- [What needs to be done]: Below are entries; repeat exactly, and nothing else, the lines from the one holding "Give me the Observable" through the one holding "const data = categories.map((c, i)", inclusive. Leave the pictures out.
##### Stored records #####
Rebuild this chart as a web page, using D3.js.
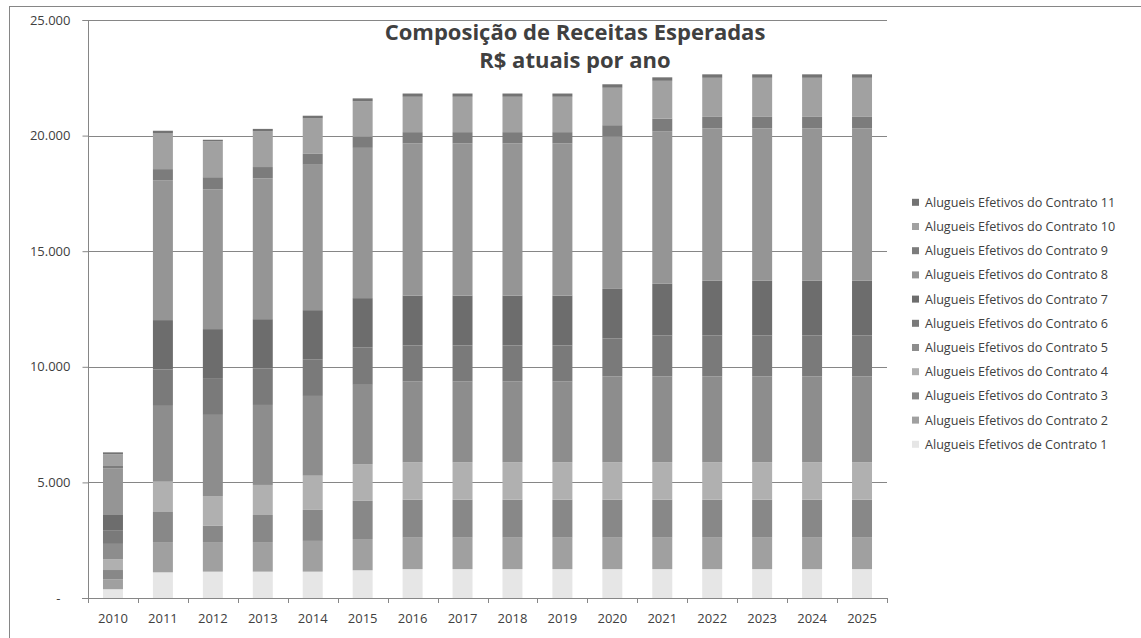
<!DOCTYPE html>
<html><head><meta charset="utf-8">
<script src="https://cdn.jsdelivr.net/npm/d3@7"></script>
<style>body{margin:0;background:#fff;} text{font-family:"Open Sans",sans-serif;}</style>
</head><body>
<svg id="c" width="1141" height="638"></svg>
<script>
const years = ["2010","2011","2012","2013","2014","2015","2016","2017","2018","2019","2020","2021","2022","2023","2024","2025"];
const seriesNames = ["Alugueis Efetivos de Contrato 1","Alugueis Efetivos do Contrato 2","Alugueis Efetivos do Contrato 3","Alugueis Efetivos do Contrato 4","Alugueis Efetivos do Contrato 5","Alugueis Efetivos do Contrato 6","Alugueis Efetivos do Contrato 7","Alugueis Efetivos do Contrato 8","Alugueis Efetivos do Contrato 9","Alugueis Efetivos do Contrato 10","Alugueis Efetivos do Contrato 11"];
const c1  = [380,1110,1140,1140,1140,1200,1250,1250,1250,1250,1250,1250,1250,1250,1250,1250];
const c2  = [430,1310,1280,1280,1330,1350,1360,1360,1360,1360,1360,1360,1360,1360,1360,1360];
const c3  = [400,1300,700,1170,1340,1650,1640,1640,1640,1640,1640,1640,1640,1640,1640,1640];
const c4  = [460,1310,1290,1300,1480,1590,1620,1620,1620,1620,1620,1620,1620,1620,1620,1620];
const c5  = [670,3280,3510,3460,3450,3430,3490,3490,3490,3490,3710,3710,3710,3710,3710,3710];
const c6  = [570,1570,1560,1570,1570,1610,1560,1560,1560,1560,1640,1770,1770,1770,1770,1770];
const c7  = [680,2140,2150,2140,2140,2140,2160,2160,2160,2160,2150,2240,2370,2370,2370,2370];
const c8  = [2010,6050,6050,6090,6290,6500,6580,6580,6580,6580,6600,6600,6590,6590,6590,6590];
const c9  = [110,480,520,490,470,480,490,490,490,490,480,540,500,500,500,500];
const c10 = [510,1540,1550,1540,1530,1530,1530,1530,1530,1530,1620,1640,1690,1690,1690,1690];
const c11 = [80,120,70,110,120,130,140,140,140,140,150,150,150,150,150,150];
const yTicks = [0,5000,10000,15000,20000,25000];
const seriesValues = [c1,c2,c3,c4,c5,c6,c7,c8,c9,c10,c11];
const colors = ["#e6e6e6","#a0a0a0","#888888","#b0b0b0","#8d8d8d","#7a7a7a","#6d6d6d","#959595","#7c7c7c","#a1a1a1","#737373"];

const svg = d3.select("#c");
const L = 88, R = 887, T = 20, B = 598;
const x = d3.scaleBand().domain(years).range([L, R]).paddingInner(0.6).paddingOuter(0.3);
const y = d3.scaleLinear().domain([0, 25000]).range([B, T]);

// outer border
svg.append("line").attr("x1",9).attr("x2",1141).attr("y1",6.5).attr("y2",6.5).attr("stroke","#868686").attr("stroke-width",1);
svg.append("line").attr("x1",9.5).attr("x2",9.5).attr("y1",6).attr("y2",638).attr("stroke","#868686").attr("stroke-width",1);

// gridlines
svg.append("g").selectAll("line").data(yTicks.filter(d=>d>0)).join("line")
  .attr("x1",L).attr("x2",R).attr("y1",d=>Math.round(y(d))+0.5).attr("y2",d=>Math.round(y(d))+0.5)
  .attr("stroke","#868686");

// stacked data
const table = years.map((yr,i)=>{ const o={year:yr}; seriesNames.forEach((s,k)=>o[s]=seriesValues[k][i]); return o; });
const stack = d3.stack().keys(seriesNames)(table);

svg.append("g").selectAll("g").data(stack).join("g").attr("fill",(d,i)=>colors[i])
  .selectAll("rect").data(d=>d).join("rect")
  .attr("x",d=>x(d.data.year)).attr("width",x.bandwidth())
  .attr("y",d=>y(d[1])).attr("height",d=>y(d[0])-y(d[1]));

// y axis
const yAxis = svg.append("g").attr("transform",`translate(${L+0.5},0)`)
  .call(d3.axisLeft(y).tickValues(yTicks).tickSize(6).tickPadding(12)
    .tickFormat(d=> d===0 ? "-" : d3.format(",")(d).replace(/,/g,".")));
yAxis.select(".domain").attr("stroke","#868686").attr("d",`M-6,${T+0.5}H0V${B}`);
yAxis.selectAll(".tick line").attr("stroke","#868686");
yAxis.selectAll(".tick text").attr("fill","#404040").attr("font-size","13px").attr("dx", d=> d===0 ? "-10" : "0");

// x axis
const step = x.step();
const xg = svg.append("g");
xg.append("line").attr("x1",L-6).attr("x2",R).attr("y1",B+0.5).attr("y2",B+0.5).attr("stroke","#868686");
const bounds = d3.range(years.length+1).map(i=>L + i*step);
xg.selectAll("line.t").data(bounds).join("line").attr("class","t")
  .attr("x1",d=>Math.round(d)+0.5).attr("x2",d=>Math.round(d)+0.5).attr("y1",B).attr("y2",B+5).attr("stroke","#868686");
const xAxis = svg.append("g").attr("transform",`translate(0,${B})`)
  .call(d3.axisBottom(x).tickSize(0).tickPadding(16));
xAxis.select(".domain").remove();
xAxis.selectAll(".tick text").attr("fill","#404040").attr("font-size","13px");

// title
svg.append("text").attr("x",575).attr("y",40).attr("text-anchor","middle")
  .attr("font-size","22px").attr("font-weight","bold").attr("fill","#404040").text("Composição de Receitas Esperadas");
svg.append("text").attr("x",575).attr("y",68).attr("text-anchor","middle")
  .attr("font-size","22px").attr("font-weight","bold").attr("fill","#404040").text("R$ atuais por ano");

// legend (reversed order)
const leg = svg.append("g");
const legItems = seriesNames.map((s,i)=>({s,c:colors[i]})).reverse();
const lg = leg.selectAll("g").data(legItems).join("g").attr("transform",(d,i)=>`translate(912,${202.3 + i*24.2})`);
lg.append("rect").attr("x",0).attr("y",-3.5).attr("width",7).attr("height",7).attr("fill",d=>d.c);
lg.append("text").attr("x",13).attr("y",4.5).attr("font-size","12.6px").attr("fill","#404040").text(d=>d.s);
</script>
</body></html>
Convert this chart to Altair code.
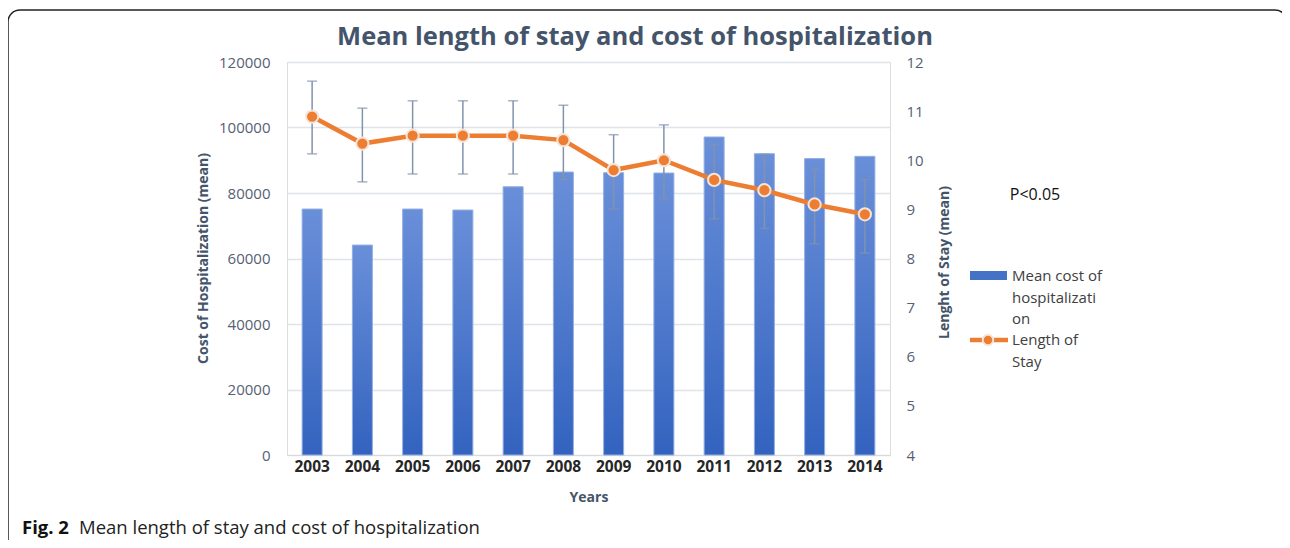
#####
##### Stored records #####
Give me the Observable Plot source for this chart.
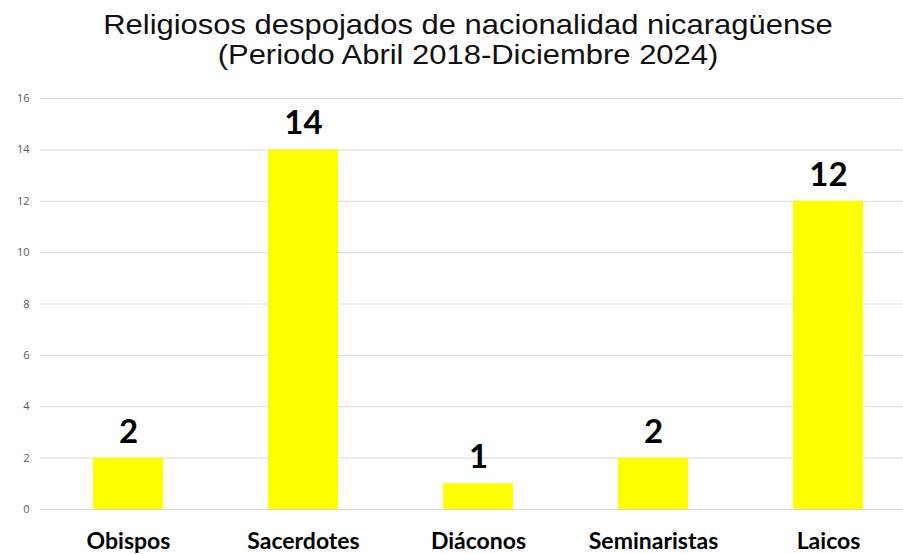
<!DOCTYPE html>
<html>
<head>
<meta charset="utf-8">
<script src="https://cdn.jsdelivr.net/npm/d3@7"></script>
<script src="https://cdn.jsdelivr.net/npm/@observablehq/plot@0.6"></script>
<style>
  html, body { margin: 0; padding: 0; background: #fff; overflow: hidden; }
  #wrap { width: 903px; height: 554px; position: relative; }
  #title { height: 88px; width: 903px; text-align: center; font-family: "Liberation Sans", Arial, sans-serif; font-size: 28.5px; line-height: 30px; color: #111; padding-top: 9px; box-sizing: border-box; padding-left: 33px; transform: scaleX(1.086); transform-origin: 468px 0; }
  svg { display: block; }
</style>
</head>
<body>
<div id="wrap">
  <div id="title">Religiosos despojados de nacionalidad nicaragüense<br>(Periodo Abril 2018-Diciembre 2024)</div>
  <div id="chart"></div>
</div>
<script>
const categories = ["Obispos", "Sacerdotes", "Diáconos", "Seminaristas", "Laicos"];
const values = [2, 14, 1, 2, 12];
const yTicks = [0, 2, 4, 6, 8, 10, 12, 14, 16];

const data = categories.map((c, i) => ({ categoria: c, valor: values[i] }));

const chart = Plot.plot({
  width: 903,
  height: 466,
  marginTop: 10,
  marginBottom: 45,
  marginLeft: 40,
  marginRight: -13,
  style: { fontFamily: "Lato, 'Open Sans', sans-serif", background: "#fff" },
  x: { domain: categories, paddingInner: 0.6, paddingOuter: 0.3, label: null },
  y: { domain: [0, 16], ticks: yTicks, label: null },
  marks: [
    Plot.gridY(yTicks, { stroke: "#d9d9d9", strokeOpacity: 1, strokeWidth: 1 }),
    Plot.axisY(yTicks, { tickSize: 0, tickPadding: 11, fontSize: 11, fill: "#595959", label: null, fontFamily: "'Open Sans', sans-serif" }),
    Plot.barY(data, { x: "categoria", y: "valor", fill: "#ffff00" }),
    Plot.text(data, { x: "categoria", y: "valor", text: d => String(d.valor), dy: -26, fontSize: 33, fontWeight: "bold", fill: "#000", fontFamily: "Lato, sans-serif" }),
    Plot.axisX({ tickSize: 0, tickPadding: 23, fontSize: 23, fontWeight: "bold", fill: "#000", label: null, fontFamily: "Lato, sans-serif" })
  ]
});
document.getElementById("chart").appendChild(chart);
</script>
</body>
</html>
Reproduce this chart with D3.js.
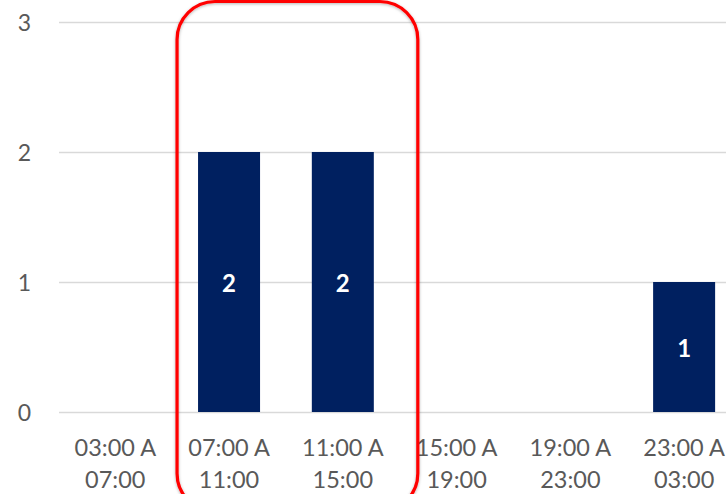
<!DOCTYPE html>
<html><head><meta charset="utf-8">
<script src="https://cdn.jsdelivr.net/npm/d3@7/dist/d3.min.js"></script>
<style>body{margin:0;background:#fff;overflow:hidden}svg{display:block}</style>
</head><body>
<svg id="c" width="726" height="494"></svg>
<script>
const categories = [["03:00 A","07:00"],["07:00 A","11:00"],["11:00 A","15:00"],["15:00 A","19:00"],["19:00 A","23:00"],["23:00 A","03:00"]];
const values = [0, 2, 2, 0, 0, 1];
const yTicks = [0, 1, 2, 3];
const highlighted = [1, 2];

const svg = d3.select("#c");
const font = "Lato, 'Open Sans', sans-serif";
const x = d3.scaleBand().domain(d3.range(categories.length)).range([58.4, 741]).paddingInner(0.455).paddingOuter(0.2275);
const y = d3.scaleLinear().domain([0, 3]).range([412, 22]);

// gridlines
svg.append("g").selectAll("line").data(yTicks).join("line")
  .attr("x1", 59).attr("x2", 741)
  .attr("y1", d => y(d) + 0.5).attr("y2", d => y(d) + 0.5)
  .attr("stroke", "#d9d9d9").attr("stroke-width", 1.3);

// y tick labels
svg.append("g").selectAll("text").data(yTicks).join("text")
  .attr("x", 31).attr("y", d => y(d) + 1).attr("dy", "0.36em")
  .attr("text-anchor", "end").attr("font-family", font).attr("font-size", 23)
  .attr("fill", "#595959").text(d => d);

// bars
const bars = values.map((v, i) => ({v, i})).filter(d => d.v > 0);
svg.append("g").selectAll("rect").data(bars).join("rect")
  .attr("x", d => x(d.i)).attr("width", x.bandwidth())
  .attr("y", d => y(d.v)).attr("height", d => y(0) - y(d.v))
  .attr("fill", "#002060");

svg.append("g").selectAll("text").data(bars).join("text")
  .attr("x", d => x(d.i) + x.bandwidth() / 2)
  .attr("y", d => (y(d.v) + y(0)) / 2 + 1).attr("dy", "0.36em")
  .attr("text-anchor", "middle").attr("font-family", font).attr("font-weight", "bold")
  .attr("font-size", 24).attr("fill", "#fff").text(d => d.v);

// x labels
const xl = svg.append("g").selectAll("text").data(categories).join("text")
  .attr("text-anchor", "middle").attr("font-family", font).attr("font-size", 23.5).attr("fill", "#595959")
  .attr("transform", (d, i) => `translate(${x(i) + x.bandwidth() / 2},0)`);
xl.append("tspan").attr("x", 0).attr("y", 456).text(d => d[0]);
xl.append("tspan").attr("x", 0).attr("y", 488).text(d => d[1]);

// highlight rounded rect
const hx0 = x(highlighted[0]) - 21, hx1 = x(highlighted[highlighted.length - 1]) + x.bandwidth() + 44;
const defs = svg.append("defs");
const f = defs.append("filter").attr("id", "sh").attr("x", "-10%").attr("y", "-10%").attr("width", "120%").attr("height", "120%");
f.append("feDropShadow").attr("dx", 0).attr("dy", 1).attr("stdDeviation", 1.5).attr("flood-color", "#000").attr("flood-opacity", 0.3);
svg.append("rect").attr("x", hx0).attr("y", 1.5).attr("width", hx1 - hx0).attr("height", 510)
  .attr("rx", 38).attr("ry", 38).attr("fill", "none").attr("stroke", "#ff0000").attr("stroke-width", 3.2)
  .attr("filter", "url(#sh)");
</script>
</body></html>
#####
##### Stored records #####
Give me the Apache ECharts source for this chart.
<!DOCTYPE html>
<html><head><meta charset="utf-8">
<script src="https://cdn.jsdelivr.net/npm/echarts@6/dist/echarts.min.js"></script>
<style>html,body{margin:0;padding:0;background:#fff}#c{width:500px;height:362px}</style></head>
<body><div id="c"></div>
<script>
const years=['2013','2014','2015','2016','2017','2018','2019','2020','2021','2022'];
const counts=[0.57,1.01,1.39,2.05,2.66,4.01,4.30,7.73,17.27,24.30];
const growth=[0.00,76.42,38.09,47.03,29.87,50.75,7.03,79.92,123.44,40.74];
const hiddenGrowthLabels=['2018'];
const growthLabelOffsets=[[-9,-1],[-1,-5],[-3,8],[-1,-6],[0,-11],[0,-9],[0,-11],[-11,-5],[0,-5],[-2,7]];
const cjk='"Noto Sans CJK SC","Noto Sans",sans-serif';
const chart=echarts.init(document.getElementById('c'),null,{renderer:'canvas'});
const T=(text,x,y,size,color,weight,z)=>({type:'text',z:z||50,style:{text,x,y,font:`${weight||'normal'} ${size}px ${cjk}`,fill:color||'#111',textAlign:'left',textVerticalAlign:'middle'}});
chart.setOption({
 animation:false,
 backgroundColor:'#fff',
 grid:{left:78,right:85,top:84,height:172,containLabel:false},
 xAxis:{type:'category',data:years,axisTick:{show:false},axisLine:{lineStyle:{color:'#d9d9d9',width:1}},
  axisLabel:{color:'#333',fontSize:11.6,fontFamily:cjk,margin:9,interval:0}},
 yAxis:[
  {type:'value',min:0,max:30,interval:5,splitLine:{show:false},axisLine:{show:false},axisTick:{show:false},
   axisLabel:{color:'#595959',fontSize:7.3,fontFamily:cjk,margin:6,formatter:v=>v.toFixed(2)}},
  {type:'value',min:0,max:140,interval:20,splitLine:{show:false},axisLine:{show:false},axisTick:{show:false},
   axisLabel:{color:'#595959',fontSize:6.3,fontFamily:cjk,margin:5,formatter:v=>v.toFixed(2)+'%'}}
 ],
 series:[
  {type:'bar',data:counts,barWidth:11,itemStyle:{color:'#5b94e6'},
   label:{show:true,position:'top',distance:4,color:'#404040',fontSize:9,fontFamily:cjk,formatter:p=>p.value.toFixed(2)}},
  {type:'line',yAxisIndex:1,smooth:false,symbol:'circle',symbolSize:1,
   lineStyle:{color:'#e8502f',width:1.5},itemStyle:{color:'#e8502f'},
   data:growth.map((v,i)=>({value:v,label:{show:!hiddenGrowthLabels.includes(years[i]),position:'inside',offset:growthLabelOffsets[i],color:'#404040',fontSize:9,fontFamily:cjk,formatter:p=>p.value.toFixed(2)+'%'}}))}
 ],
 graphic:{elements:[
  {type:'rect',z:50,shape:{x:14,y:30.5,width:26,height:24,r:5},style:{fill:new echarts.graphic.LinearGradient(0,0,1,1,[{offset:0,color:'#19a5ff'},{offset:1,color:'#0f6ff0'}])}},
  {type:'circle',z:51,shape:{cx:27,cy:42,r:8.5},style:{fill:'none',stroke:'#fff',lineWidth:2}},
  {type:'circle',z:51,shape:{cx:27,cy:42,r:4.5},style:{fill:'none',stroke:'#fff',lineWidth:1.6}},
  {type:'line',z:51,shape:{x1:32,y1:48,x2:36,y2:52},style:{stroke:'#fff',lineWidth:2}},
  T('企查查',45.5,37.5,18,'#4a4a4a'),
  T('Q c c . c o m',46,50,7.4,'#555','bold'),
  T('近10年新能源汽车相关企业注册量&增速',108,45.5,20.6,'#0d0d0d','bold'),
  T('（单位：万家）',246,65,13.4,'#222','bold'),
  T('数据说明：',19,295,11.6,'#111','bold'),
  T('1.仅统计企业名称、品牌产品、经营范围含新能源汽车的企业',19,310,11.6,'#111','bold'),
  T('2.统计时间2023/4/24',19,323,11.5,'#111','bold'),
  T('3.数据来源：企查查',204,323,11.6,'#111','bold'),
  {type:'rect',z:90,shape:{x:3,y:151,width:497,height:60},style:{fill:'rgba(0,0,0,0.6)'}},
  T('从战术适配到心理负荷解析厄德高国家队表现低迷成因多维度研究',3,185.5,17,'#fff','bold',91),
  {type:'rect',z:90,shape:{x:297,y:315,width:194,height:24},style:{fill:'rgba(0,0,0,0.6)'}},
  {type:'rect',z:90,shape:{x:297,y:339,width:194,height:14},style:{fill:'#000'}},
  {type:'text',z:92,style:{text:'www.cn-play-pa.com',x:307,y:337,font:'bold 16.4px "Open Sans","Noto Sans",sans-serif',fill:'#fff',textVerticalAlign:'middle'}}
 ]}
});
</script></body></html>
#####
- [Exercise answer]:
Give me the Observable Plot source for this chart.
<!DOCTYPE html>
<html>
<head>
<meta charset="utf-8">
<script src="https://cdn.jsdelivr.net/npm/d3@7"></script>
<script src="https://cdn.jsdelivr.net/npm/@observablehq/plot@0.6"></script>
<style>
  html, body { margin: 0; padding: 0; background: #fff; overflow: hidden; }
  #wrap { width: 903px; height: 554px; position: relative; }
  #title { height: 88px; width: 903px; text-align: center; font-family: "Liberation Sans", Arial, sans-serif; font-size: 28.5px; line-height: 30px; color: #111; padding-top: 9px; box-sizing: border-box; padding-left: 33px; transform: scaleX(1.086); transform-origin: 468px 0; }
  svg { display: block; }
</style>
</head>
<body>
<div id="wrap">
  <div id="title">Religiosos despojados de nacionalidad nicaragüense<br>(Periodo Abril 2018-Diciembre 2024)</div>
  <div id="chart"></div>
</div>
<script>
const categories = ["Obispos", "Sacerdotes", "Diáconos", "Seminaristas", "Laicos"];
const values = [2, 14, 1, 2, 12];
const yTicks = [0, 2, 4, 6, 8, 10, 12, 14, 16];

const data = categories.map((c, i) => ({ categoria: c, valor: values[i] }));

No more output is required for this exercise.